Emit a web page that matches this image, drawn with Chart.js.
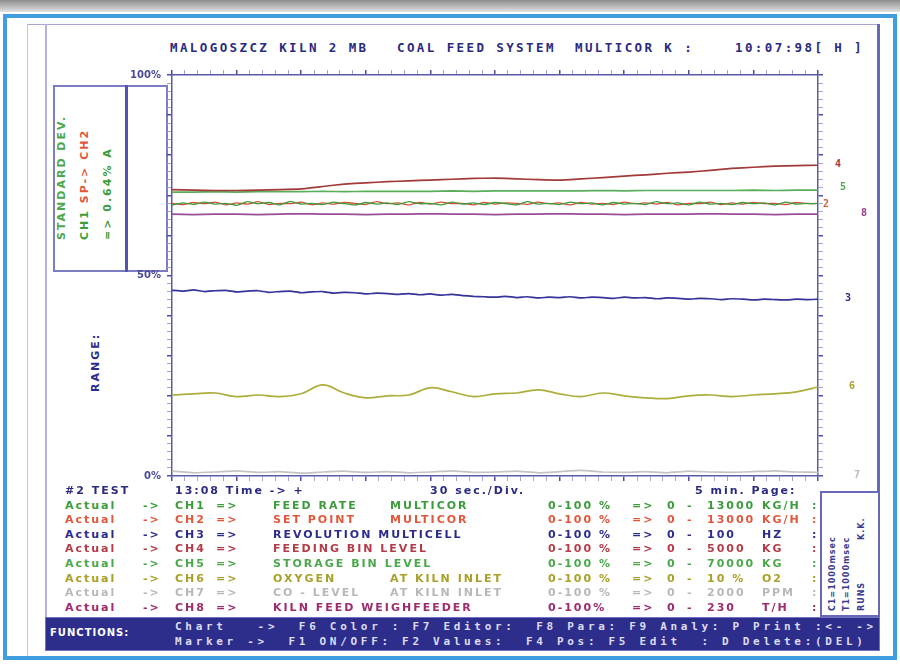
==
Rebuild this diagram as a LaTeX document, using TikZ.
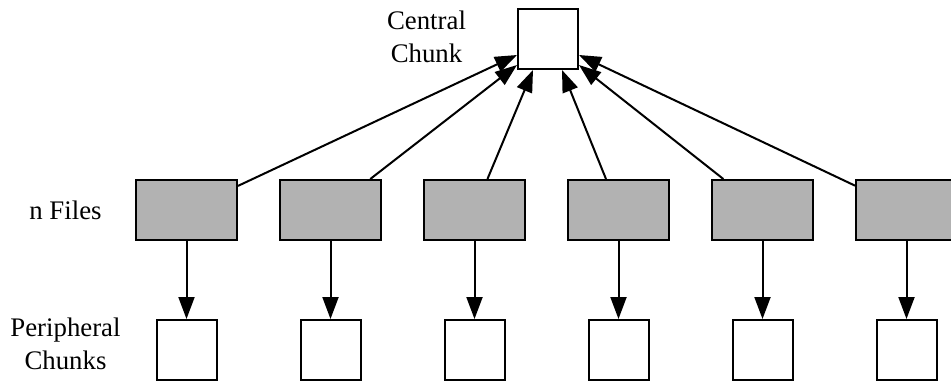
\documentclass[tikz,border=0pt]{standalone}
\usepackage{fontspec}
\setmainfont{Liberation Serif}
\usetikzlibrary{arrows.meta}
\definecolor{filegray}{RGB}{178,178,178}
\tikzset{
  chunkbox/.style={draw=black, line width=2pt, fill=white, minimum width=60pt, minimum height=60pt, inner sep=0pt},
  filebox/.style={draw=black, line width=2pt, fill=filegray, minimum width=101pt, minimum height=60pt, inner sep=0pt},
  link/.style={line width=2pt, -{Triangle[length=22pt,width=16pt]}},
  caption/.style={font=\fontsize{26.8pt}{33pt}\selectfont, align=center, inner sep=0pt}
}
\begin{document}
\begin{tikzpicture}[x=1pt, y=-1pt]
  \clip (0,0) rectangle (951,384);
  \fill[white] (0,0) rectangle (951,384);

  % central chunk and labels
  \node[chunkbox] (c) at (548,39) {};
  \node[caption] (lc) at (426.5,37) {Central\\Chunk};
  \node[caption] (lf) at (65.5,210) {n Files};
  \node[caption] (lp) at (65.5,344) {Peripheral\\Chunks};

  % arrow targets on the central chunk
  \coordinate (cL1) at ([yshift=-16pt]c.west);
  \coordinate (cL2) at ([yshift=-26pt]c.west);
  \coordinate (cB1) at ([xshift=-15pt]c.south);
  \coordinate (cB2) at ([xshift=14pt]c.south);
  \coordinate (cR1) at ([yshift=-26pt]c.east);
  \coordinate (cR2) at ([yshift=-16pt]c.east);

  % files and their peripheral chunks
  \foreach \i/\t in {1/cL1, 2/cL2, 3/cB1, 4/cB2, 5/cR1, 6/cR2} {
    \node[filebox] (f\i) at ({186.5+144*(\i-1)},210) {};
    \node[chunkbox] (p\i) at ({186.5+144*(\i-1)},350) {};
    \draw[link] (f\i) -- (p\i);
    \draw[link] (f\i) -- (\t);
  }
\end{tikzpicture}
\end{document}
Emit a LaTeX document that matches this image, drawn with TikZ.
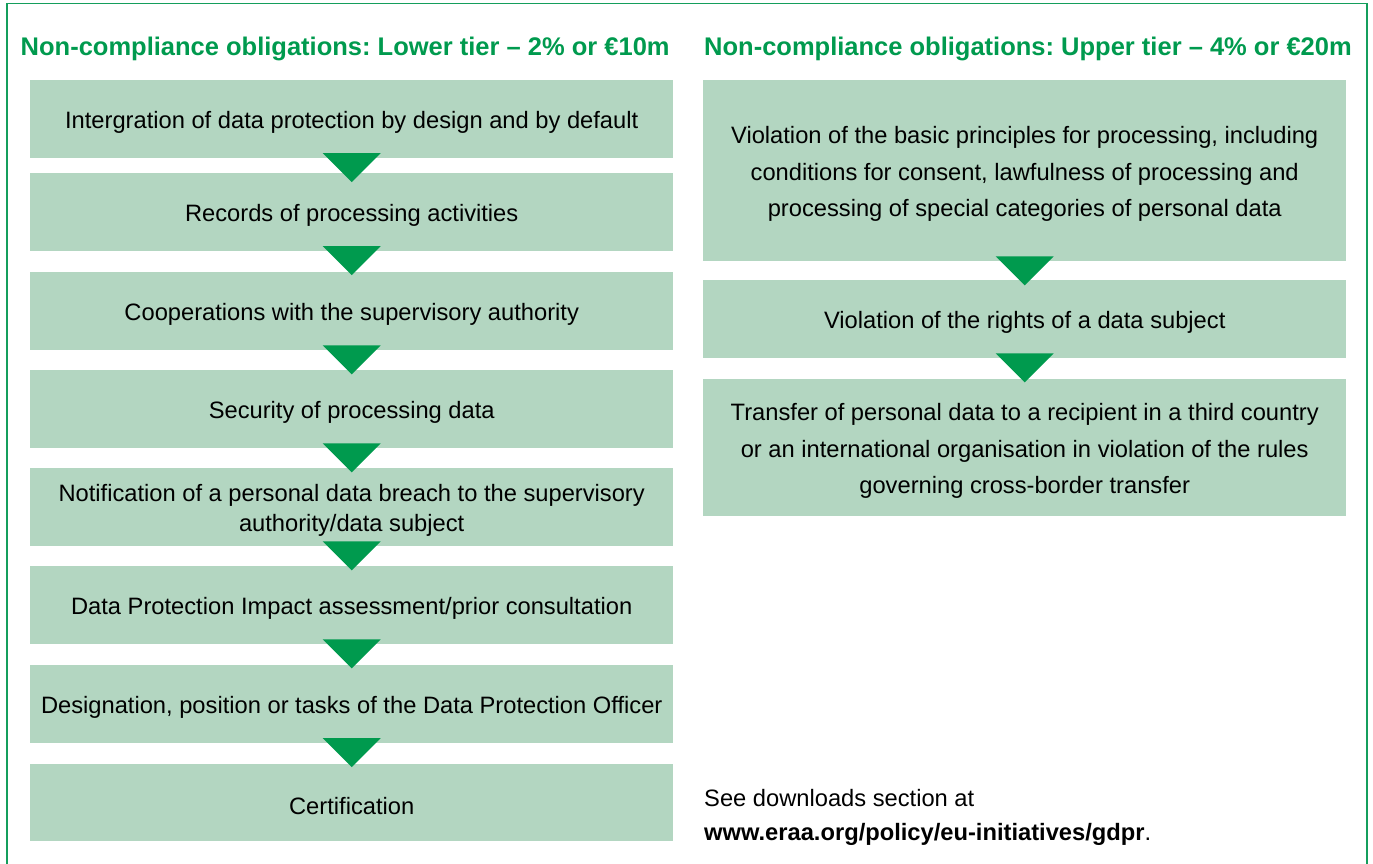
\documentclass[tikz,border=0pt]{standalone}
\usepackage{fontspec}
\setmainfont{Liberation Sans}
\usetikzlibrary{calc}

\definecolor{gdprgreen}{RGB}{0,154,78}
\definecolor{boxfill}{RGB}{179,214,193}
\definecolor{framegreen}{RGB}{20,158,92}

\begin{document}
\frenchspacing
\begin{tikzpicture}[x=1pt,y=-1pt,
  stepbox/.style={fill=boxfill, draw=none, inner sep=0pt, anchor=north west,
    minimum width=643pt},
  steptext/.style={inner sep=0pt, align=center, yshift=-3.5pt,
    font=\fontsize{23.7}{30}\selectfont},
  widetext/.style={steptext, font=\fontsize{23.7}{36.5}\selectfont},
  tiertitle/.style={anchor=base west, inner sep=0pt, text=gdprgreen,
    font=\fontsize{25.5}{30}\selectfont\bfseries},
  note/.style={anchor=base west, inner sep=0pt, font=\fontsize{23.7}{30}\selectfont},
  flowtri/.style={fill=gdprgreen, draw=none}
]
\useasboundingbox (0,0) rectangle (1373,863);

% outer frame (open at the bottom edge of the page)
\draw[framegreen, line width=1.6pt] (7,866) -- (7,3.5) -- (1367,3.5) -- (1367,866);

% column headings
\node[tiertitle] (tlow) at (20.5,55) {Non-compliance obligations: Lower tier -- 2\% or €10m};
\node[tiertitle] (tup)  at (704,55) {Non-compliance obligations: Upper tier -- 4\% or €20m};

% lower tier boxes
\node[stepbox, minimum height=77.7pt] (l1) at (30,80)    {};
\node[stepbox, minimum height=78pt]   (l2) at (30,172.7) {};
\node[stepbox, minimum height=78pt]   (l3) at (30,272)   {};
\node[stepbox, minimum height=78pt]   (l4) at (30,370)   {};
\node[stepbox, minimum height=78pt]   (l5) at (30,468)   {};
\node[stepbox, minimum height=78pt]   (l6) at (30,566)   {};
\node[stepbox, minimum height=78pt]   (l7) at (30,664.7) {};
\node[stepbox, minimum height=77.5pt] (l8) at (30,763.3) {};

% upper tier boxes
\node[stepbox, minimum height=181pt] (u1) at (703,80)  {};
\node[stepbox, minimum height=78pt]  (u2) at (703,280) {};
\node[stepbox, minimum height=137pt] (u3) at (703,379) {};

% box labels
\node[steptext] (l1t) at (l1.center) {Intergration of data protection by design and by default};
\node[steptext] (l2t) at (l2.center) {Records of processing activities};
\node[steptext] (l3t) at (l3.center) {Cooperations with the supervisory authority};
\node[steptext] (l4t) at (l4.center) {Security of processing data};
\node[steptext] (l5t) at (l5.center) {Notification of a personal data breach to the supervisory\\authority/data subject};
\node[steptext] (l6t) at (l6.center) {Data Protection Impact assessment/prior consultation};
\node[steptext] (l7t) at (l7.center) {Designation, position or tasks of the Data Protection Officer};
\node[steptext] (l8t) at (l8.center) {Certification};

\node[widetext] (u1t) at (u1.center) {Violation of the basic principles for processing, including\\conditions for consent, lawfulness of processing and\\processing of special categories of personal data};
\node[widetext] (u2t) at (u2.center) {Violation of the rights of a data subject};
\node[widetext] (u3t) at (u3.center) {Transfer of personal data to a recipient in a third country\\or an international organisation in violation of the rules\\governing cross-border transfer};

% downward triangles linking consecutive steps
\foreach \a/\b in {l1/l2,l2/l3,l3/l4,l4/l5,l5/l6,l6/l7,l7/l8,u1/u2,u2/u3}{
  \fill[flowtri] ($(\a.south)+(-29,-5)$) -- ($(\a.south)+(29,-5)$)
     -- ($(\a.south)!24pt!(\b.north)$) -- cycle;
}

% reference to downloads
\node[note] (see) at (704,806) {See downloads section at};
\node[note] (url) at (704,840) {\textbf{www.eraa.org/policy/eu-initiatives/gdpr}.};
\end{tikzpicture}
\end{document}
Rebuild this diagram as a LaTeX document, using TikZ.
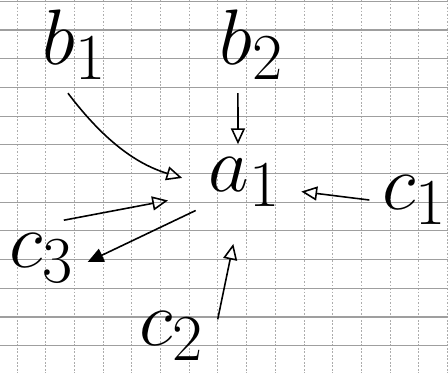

WORK TO BE COMPLETED: Find all lines where the word "this" appears. Copy them.

WORKED SOLUTION:
Emit a web page that matches this image, drawn with Chart.js.
Rebuild this diagram as a LaTeX document, using TikZ.
Emit a LaTeX document that matches this image, drawn with TikZ.
Rebuild this diagram as a LaTeX document, using TikZ.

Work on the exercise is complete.